The dominant structural shift highlighted is margin pressure and business model viability for MSPs due to workforce reduction driven by AI automation. This is exemplified by Microsoft’s introduction of Agent365—an enterprise product licensing AI agents rather than human users—and industry reports forecasting that 30–50% of white-collar jobs may be replaced by AI technologies, according to publication summaries referenced during discussion. The shift fundamentally threatens the per-seat managed services pricing model that has anchored MSP revenue.
Evidence of mounting financial risk is provided by the scenario where clients may halve their seat counts within a two-to-three-year window. As stated, this adjustment would immediately cut monthly recurring revenue (MMR) for MSPs. The discussion connects this trend to Microsoft’s evolving licensing model and notes an industry-wide consensus reflected in a Capterra survey, which found all surveyed MSPs in 2024 facing significant increases in local competition. The implication is that margin pressure from both automation and intensifying competition is occurring simultaneously.
Additional developments reinforce the risks to stability. Security complexity and associated liability are increasing, as non-specialist teams—originally tasked with legacy IT functions—are now expected to take responsibility for security operations without adequate expertise. This burden is heightened by the emergence of unmanaged AI adoption at client organizations, creating new avenues for data exposure and regulatory risk. Surveyed business owners are considering exit or consolidation, citing inability or unwillingness to restructure business models to accommodate these changes.

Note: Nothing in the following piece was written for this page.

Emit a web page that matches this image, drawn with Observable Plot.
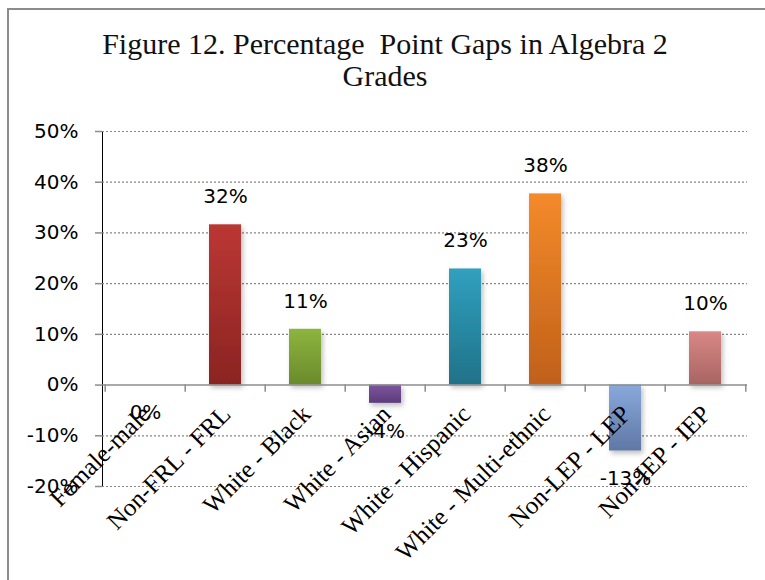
<!DOCTYPE html>
<html>
<head>
<meta charset="utf-8">
<script src="https://cdn.jsdelivr.net/npm/d3@7"></script>
<script src="https://cdn.jsdelivr.net/npm/@observablehq/plot@0.6"></script>
<style>
  html, body { margin: 0; padding: 0; background: #fff; }
  #wrap { position: relative; width: 765px; height: 580px; overflow: hidden; background: #fff; }
  #box { position: absolute; left: 7px; top: 8px; width: 800px; height: 620px; border: 2px solid #8c8c8c; box-sizing: border-box; }
  #title { position: absolute; left: 0; top: 28px; width: 770px; text-align: center; font-family: "Liberation Serif", "DejaVu Serif", serif; font-size: 30px; line-height: 32px; color: #111; }
  #chart { position: absolute; left: 0; top: 110px; }
</style>
</head>
<body>
<div id="wrap">
  <div id="box"></div>
  <div id="title">Figure 12. Percentage&nbsp; Point Gaps in Algebra 2<br>Grades</div>
  <div id="chart"></div>
</div>
<script>
const categories = ["Female-male", "Non-FRL - FRL", "White - Black", "White - Asian", "White - Hispanic", "White - Multi-ethnic", "Non-LEP - LEP", "Non-IEP - IEP"];
const values = [0.0, 0.316, 0.110, -0.036, 0.229, 0.377, -0.130, 0.105];
const valueLabels = ["0%", "32%", "11%", "-4%", "23%", "38%", "-13%", "10%"];
const colorTop = ["#e0e0e0", "#bb3733", "#8db53f", "#7d569d", "#31a0bf", "#f48a2a", "#89a9db", "#d88886"];
const colorBottom = ["#c8c8c8", "#8a2422", "#6a8a2c", "#5b3c7c", "#1f7288", "#c0601a", "#5f78a5", "#a86462"];
const yTicks = [-0.2, -0.1, 0, 0.1, 0.2, 0.3, 0.4, 0.5];
const gridTicks = [-0.2, -0.1, 0.1, 0.2, 0.3, 0.4, 0.5];

const data = categories.map((c, i) => ({cat: c, value: values[i], label: valueLabels[i], grad: `url(#grad${i})`}));

const W = 765, H = 470, ML = 102, MR = 18;
const step = (W - ML - MR) / categories.length;
const tickDepth = 0.014;

const chart = Plot.plot({
  width: W,
  height: H,
  marginLeft: ML,
  marginRight: MR,
  marginTop: 21,
  marginBottom: 94,
  style: {fontFamily: "'DejaVu Sans', sans-serif", fontSize: "20px", color: "#000", background: "transparent"},
  x: {domain: categories, paddingInner: 0.6, paddingOuter: 0.3, axis: null},
  y: {
    domain: [-0.2, 0.5],
    ticks: yTicks,
    tickFormat: d => Math.round(d * 100) + "%",
    tickSize: 7,
    tickPadding: 17,
    line: true,
    label: null
  },
  color: {type: "identity"},
  marks: [
    Plot.ruleY(gridTicks, {stroke: "#868686", strokeWidth: 1.2, strokeDasharray: "2,2"}),
    Plot.barY(data, {x: "cat", y: "value", fill: "grad"}),
    Plot.ruleY([0], {stroke: "#8c8c8c", strokeWidth: 1.5}),
    Plot.ruleX(categories, {x: d => d, y1: 0, y2: -tickDepth, dx: -step / 2, stroke: "#8c8c8c", strokeWidth: 1.5}),
    Plot.ruleX([categories[categories.length - 1]], {x: d => d, y1: 0, y2: -tickDepth, dx: step / 2, stroke: "#8c8c8c", strokeWidth: 1.5}),
    Plot.text(data, {x: "cat", y: "value", text: "label", lineAnchor: "middle", fontSize: 20,
      filter: d => d.value > 0, dy: -28}),
    Plot.text(data, {x: "cat", y: "value", text: "label", lineAnchor: "middle", fontSize: 20,
      filter: d => d.value <= 0, dy: 28}),
    Plot.text(data, {x: "cat", y: () => 0, text: "cat", rotate: -45, textAnchor: "end", lineAnchor: "middle",
      dx: 1, dy: 25, fontSize: 25, fontFamily: "'Liberation Serif', 'DejaVu Serif', serif"})
  ]
});

// gradients and shadow
const ns = "http://www.w3.org/2000/svg";
const defs = document.createElementNS(ns, "defs");
categories.forEach((c, i) => {
  const g = document.createElementNS(ns, "linearGradient");
  g.setAttribute("id", `grad${i}`);
  g.setAttribute("x1", "0"); g.setAttribute("y1", "0");
  g.setAttribute("x2", "0"); g.setAttribute("y2", "1");
  const s1 = document.createElementNS(ns, "stop");
  s1.setAttribute("offset", "0"); s1.setAttribute("stop-color", colorTop[i]);
  const s2 = document.createElementNS(ns, "stop");
  s2.setAttribute("offset", "1"); s2.setAttribute("stop-color", colorBottom[i]);
  g.appendChild(s1); g.appendChild(s2);
  defs.appendChild(g);
});
const f = document.createElementNS(ns, "filter");
f.setAttribute("id", "shadow");
f.setAttribute("x", "-50%"); f.setAttribute("y", "-20%");
f.setAttribute("width", "200%"); f.setAttribute("height", "140%");
const ds = document.createElementNS(ns, "feDropShadow");
ds.setAttribute("dx", "2"); ds.setAttribute("dy", "3");
ds.setAttribute("stdDeviation", "2.5");
ds.setAttribute("flood-color", "#000"); ds.setAttribute("flood-opacity", "0.25");
f.appendChild(ds);
defs.appendChild(f);
chart.insertBefore(defs, chart.firstChild);
const barGroup = chart.querySelector('g[aria-label="bar"]');
if (barGroup) barGroup.setAttribute("filter", "url(#shadow)");
chart.querySelectorAll('g[aria-label="y-axis"] path, g[aria-label="y-axis"] line, g[aria-label="y-axis tick"] path').forEach(p => { p.setAttribute("stroke", "#8c8c8c"); p.setAttribute("stroke-width", "1.5"); });

document.getElementById("chart").appendChild(chart);
</script>
</body>
</html>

Peer group participation is recognized as widespread but not a direct countermeasure to these structural challenges.
For MSPs and IT service providers, the practical implications are clear: reliance on the per-seat model is a growing contract risk, with revenue volatility linked to workforce automation outpacing both the speed of traditional service adaptation and client technology adoption. Accountabilities around AI risk, security governance, and compliance are expanding—often without a corresponding increase in compensable scope or staff capability. Operators must assess vendor dependency (especially in rapidly shifting software licensing models), realign service portfolios towards advisory, compliance, and security, and prepare for sustained market turbulence marked by shrinking margins and rising operational complexity.